Client’s Profits = Value of Services – Price of Services
Using this formula, we can see that the price of flat fee legal services should be an amount that is in between the value they receive from the services and the costs your firm incurs to deliver the services.
For example, if the client receives about $5,000 of value from the services, and it costs your firm $1,000 to acquire the client and deliver the services, your price point should be somewhere between those two numbers. That way, both parties are coming out ahead in the transaction.
The exact price you decide on can be as high as you would like, up to $5,000. If it’s any more than $5,000, you run the risk of losing those clients.

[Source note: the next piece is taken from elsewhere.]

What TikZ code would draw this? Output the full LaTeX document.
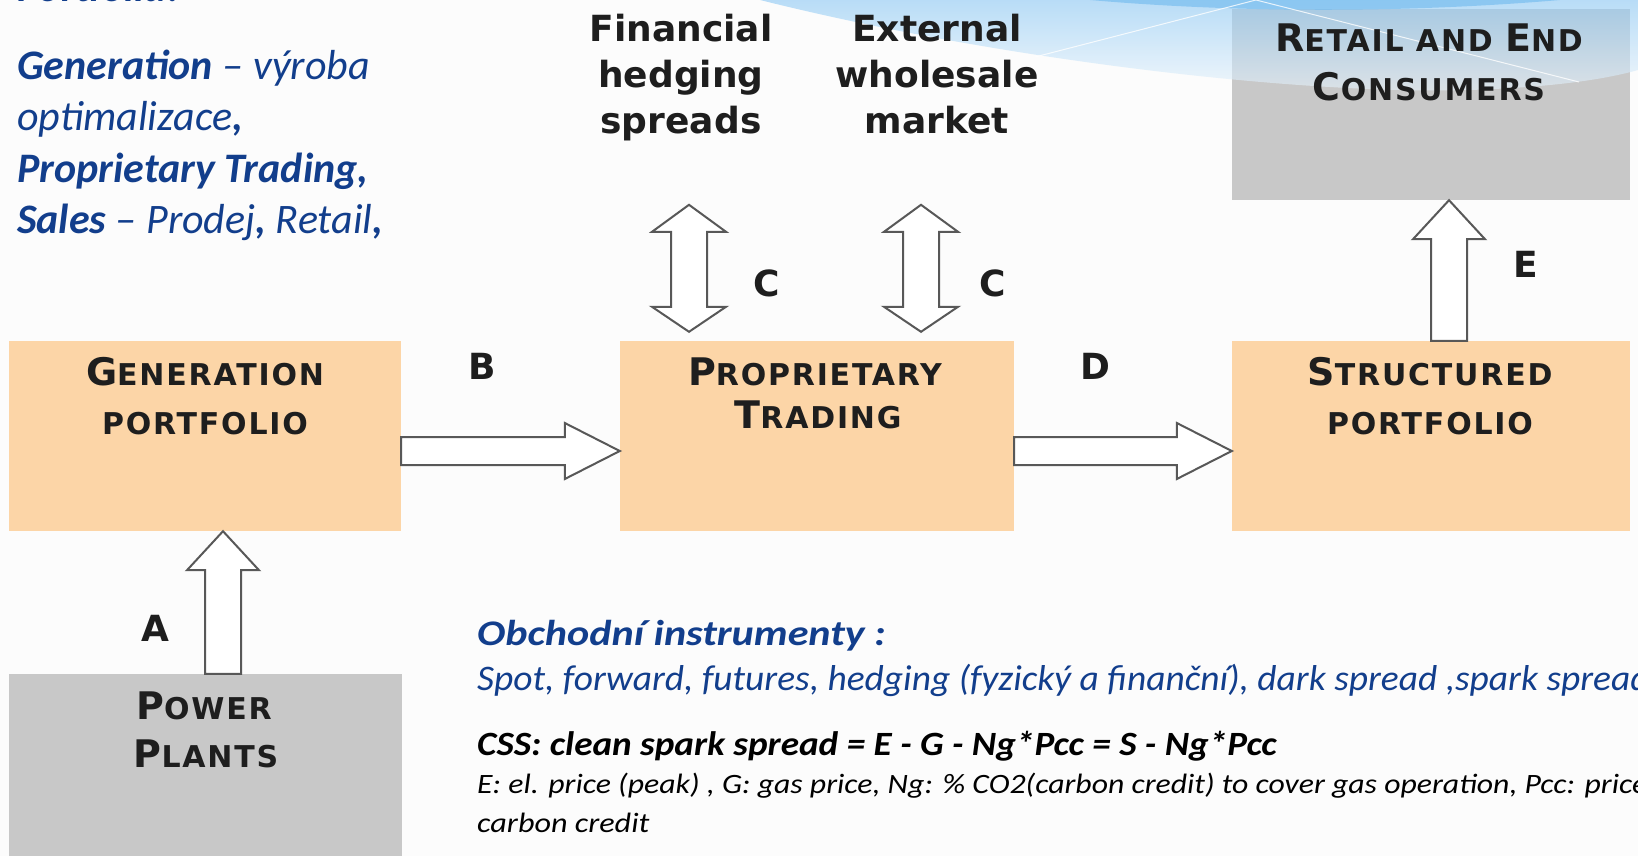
\documentclass[tikz,border=0pt]{standalone}
\usepackage{fontspec}
\usepackage{graphicx}
\setmainfont{Carlito}
\newfontfamily\djv{DejaVu Sans}
\newfontfamily\djvwide{DejaVu Sans}[LetterSpace=6]
\usetikzlibrary{calc}

\definecolor{peach}{RGB}{252,213,167}
\definecolor{boxgray}{RGB}{200,200,200}
\definecolor{deepblue}{RGB}{18,62,140}
\definecolor{ink}{RGB}{30,30,30}
\definecolor{edgegray}{RGB}{88,88,88}
\definecolor{pagebg}{RGB}{252,252,252}
\definecolor{skyA}{RGB}{140,200,244}
\definecolor{skyB}{RGB}{236,245,252}
\definecolor{skyC}{RGB}{110,185,238}

% fake small capitals: large initial, smaller rest
\newcommand\capsc[2]{{\fontsize{38}{38}\selectfont #1}{\fontsize{30}{30}\selectfont #2}}
\newcommand\lowsc[1]{{\fontsize{30}{30}\selectfont #1}}

% hollow block arrows between two points
\newcommand\hollowright[2]{%
  \draw[hollow] ($(#1)+(0,-14)$) -- ($(#2)+(-55,-14)$) -- ($(#2)+(-55,-28)$) -- (#2)
    -- ($(#2)+(-55,28)$) -- ($(#2)+(-55,14)$) -- ($(#1)+(0,14)$) -- cycle;}
\newcommand\hollowup[2]{%
  \draw[hollow] ($(#1)+(-18,0)$) -- ($(#2)+(-18,39)$) -- ($(#2)+(-36,39)$) -- (#2)
    -- ($(#2)+(36,39)$) -- ($(#2)+(18,39)$) -- ($(#1)+(18,0)$) -- cycle;}
\newcommand\hollowboth[2]{%
  \draw[hollow] (#2) -- ($(#2)+(37,27)$) -- ($(#2)+(18,27)$) -- ($(#1)+(18,-25)$)
    -- ($(#1)+(37,-25)$) -- (#1) -- ($(#1)+(-37,-25)$) -- ($(#1)+(-18,-25)$)
    -- ($(#2)+(-18,27)$) -- ($(#2)+(-37,27)$) -- cycle;}

\tikzset{
  box/.style={inner sep=0pt, draw=none},
  hollow/.style={fill=white, draw=edgegray, line width=2pt, line join=miter},
  boxlabel/.style={font=\djvwide\bfseries\fontsize{30}{30}\selectfont, text=ink, anchor=base, inner sep=0pt},
  toplabel/.style={font=\djv\bfseries\fontsize{36}{36}\selectfont, text=ink, anchor=base, inner sep=0pt},
  letter/.style={font=\djv\bfseries\fontsize{36}{36}\selectfont, text=ink, inner sep=0pt},
  sidetext/.style={font=\itshape\fontsize{42}{42}\selectfont, text=deepblue, anchor=base west, inner sep=0pt},
  foottext/.style={font=\itshape, anchor=base west, inner sep=0pt},
}

\begin{document}
\begin{tikzpicture}[x=1pt,y=-1pt]
\useasboundingbox (0,0) rectangle (1638,856);
\clip (0,0) rectangle (1638,856);
\fill[pagebg] (0,0) rectangle (1638,856);

% blocks
\node[box, fill=peach, minimum width=392pt, minimum height=190pt] (gen) at (205,436) {};
\node[box, fill=peach, minimum width=394pt, minimum height=190pt] (prop) at (817,436) {};
\node[box, fill=peach, minimum width=398pt, minimum height=190pt] (struct) at (1431,436) {};
\node[box, fill=boxgray, minimum width=398pt, minimum height=191pt] (retail) at (1431,104.5) {};
\node[box, fill=boxgray, minimum width=393pt, minimum height=192pt] (power) at (205.5,770) {};

% sky swoosh along the top edge
\shade[top color=skyA, bottom color=skyB, opacity=0.6]
  (760,0) .. controls (1000,60) and (1300,95) .. (1470,90)
  .. controls (1560,87) and (1610,78) .. (1638,70) -- (1638,0) -- cycle;
\fill[skyC, opacity=0.6] (1090,0) .. controls (1250,14) and (1420,12) .. (1560,0) -- cycle;
\draw[white, line width=1pt, opacity=0.8] (1035,57) -- (1256,0) -- (1579,82);

% block titles
\node[boxlabel] (genA) at (205,385) {\capsc{G}{ENERATION}};
\node[boxlabel] (genB) at (205,434) {\lowsc{PORTFOLIO}};
\node[boxlabel] (propA) at (815,385) {\capsc{P}{ROPRIETARY}};
\node[boxlabel] (propB) at (818,428) {\capsc{T}{RADING}};
\node[boxlabel] (structA) at (1430,385) {\capsc{S}{TRUCTURED}};
\node[boxlabel] (structB) at (1430,434) {\lowsc{PORTFOLIO}};
\node[boxlabel] (retailA) at (1429,52) {\capsc{R}{ETAIL} \lowsc{AND} \capsc{E}{ND}};
\node[boxlabel] (retailB) at (1429,101) {\capsc{C}{ONSUMERS}};
\node[boxlabel] (powerA) at (204,719) {\capsc{P}{OWER}};
\node[boxlabel] (powerB) at (206,767) {\capsc{P}{LANTS}};

% market labels
\node[toplabel] (finA) at (681,42) {Financial};
\node[toplabel] (finB) at (681,88) {hedging};
\node[toplabel] (finC) at (681,134) {spreads};
\node[toplabel] (extA) at (937,42) {External};
\node[toplabel] (extB) at (937,88) {wholesale};
\node[toplabel] (extC) at (937,134) {market};

% flows
\coordinate (btail) at ($(gen.east)+(0,15)$);
\coordinate (btip) at ($(prop.west)+(0,15)$);
\coordinate (dtail) at ($(prop.east)+(0,15)$);
\coordinate (dtip) at ($(struct.west)+(0,15)$);
\coordinate (atail) at ($(power.north)+(17.5,0)$);
\coordinate (atip) at ($(gen.south)+(18,0)$);
\coordinate (etail) at ($(struct.north)+(18,0)$);
\coordinate (etip) at ($(retail.south)+(18,0)$);
\coordinate (c1low) at ($(prop.north)+(-128,-9)$);
\coordinate (c1high) at ($(c1low)+(0,-127)$);
\coordinate (c2low) at ($(prop.north)+(104,-9)$);
\coordinate (c2high) at ($(c2low)+(0,-127)$);

\hollowright{btail}{btip}
\hollowright{dtail}{dtip}
\hollowup{atail}{atip}
\hollowup{etail}{etip}
\hollowboth{c1low}{c1high}
\hollowboth{c2low}{c2high}

\node[letter] (lA) at (155,628) {A};
\node[letter] (lB) at (482,366) {B};
\node[letter] (lC1) at (767,283) {C};
\node[letter] (lC2) at (993,283) {C};
\node[letter] (lD) at (1095,366) {D};
\node[letter] (lE) at (1526,264) {E};

% side notes
\node[sidetext] (s0) at (17,2) {\bfseries Portfolia:};
\node[sidetext] (s1) at (17,80) {\textbf{Generation} – výroba};
\node[sidetext] (s2) at (17,131) {optimalizace\textbf{,}};
\node[sidetext] (s3) at (17,182) {\textbf{Proprietary Trading,}};
\node[sidetext] (s4) at (17,233) {\textbf{Sales} – Prodej\textbf{,} Retail\textbf{,}};

% trading instruments
\node[foottext, text=deepblue] (f1) at (477,645)
  {\scalebox{1.17}[1]{\fontsize{36}{36}\selectfont\bfseries Obchodní instrumenty :}};
\node[foottext, text=deepblue] (f2) at (477,690)
  {\scalebox{1.04}[1]{\fontsize{36}{36}\selectfont Spot, forward, futures, hedging (fyzický a finanční), dark spread ,spark spread}};
\node[foottext, text=black] (f3) at (477,755)
  {\scalebox{1.094}[1]{\fontsize{34}{34}\selectfont\bfseries CSS: clean spark spread = E - G - Ng*Pcc = S - Ng*Pcc}};
\node[foottext, text=black] (f4) at (477,793)
  {\scalebox{1.134}[1]{\fontsize{28}{28}\selectfont E: el. price (peak) , G: gas price, Ng: \% CO2(carbon credit) to cover gas operation, Pcc: price}};
\node[foottext, text=black] (f5) at (477,832)
  {\scalebox{1.15}[1]{\fontsize{28}{28}\selectfont carbon credit}};
\end{tikzpicture}
\end{document}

Ultimately, the amount you can charge for your services while still making the client feel like they are profiting will depend on your ability to convey the value of your services to the client. That’s where your sales process comes into play.
As the legal business model shifts away from hourly billing toward alternative fee structures, it’s important for lawyers to develop an understanding of basic pricing principles in order to remain profitable.
Knowing how much to charge for flat fee legal services is no easy task, but it all starts with understanding the true value that your clients receive, as well as the costs incurred by your firm.
Generally, the four major factors which determine the value of legal services for a client are below:
- Direct financial gains
- Reduced risks
- Decreased liabilities
- Enhanced reputation
By effectively communicating these forms of value to your clients, you can maximize your prices, while still creating a win-win scenario where your clients are able to profit from the relationship as well. And that is the key to both satisfied clients, and a healthy business.